**DATA SECTION:**
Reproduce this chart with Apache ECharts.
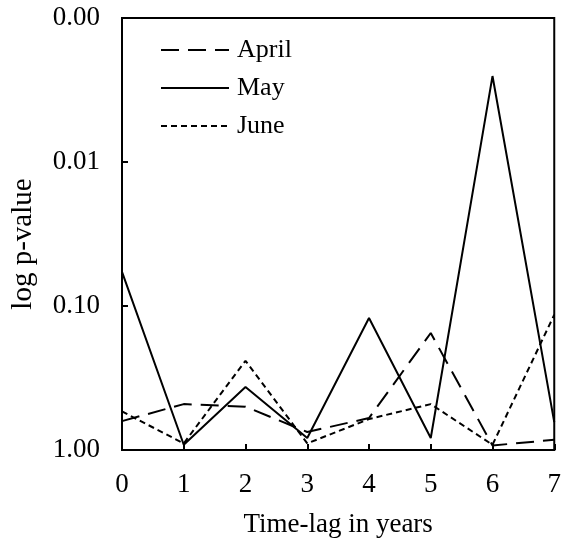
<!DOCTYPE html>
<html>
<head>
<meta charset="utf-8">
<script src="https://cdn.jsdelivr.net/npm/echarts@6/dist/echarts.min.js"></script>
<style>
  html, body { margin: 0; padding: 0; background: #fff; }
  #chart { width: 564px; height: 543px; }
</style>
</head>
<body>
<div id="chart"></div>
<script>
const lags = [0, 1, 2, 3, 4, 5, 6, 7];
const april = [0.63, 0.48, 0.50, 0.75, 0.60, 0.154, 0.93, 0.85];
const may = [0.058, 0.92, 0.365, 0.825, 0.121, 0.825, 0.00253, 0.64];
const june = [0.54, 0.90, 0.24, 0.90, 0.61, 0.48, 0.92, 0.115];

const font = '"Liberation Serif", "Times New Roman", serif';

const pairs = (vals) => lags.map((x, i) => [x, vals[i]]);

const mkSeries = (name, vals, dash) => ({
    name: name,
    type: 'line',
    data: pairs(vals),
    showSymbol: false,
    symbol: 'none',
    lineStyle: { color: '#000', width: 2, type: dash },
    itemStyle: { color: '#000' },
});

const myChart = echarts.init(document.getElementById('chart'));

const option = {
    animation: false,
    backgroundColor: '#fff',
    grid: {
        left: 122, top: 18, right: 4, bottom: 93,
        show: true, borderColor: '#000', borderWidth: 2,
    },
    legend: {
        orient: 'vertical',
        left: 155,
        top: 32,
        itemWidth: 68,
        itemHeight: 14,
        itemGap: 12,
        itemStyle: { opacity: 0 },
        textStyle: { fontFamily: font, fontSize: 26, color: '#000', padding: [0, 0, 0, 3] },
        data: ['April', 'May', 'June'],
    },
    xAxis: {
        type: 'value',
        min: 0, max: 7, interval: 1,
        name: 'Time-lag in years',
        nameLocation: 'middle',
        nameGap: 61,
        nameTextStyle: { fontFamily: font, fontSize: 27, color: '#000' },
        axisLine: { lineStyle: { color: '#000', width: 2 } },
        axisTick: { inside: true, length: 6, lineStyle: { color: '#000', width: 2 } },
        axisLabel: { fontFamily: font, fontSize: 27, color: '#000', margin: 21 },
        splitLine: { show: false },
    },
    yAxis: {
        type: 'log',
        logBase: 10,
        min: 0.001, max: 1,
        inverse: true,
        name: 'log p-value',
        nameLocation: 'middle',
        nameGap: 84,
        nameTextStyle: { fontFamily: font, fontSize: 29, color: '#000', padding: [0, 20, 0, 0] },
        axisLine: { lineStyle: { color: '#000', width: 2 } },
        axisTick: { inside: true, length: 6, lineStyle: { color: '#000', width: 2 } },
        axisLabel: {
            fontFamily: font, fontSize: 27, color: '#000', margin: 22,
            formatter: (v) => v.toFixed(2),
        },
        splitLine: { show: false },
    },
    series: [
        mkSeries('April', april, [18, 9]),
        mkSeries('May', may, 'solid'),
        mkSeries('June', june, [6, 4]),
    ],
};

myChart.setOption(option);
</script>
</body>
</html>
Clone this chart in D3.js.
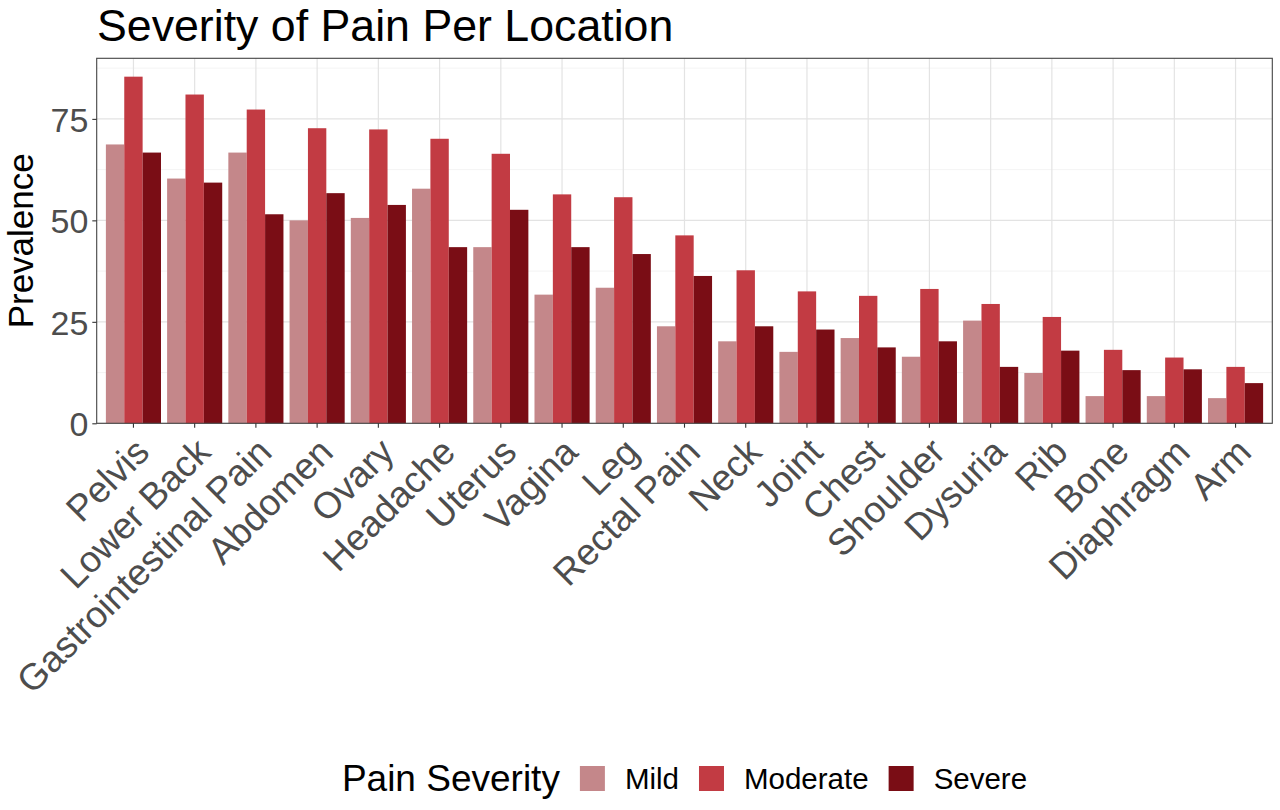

**WHAT YOU NEED TO DO:** Quote the full listing above word for word; exclude every picture from the copy.

**RESPONSE:**
Reproduce this chart with Apache ECharts.
<!DOCTYPE html>
<html>
<head>
<meta charset="utf-8">
<script src="https://cdn.jsdelivr.net/npm/echarts@6/dist/echarts.min.js"></script>
<style>
  html, body { margin: 0; padding: 0; background: #fff; }
  #chart { width: 564px; height: 543px; }
</style>
</head>
<body>
<div id="chart"></div>
<script>
const lags = [0, 1, 2, 3, 4, 5, 6, 7];
const april = [0.63, 0.48, 0.50, 0.75, 0.60, 0.154, 0.93, 0.85];
const may = [0.058, 0.92, 0.365, 0.825, 0.121, 0.825, 0.00253, 0.64];
const june = [0.54, 0.90, 0.24, 0.90, 0.61, 0.48, 0.92, 0.115];

const font = '"Liberation Serif", "Times New Roman", serif';

const pairs = (vals) => lags.map((x, i) => [x, vals[i]]);

const mkSeries = (name, vals, dash) => ({
    name: name,
    type: 'line',
    data: pairs(vals),
    showSymbol: false,
    symbol: 'none',
    lineStyle: { color: '#000', width: 2, type: dash },
    itemStyle: { color: '#000' },
});

const myChart = echarts.init(document.getElementById('chart'));

const option = {
    animation: false,
    backgroundColor: '#fff',
    grid: {
        left: 122, top: 18, right: 4, bottom: 93,
        show: true, borderColor: '#000', borderWidth: 2,
    },
    legend: {
        orient: 'vertical',
        left: 155,
        top: 32,
        itemWidth: 68,
        itemHeight: 14,
        itemGap: 12,
        itemStyle: { opacity: 0 },
        textStyle: { fontFamily: font, fontSize: 26, color: '#000', padding: [0, 0, 0, 3] },
        data: ['April', 'May', 'June'],
    },
    xAxis: {
        type: 'value',
        min: 0, max: 7, interval: 1,
        name: 'Time-lag in years',
        nameLocation: 'middle',
        nameGap: 61,
        nameTextStyle: { fontFamily: font, fontSize: 27, color: '#000' },
        axisLine: { lineStyle: { color: '#000', width: 2 } },
        axisTick: { inside: true, length: 6, lineStyle: { color: '#000', width: 2 } },
        axisLabel: { fontFamily: font, fontSize: 27, color: '#000', margin: 21 },
        splitLine: { show: false },
    },
    yAxis: {
        type: 'log',
        logBase: 10,
        min: 0.001, max: 1,
        inverse: true,
        name: 'log p-value',
        nameLocation: 'middle',
        nameGap: 84,
        nameTextStyle: { fontFamily: font, fontSize: 29, color: '#000', padding: [0, 20, 0, 0] },
        axisLine: { lineStyle: { color: '#000', width: 2 } },
        axisTick: { inside: true, length: 6, lineStyle: { color: '#000', width: 2 } },
        axisLabel: {
            fontFamily: font, fontSize: 27, color: '#000', margin: 22,
            formatter: (v) => v.toFixed(2),
        },
        splitLine: { show: false },
    },
    series: [
        mkSeries('April', april, [18, 9]),
        mkSeries('May', may, 'solid'),
        mkSeries('June', june, [6, 4]),
    ],
};

myChart.setOption(option);
</script>
</body>
</html>
Clone this chart in D3.js.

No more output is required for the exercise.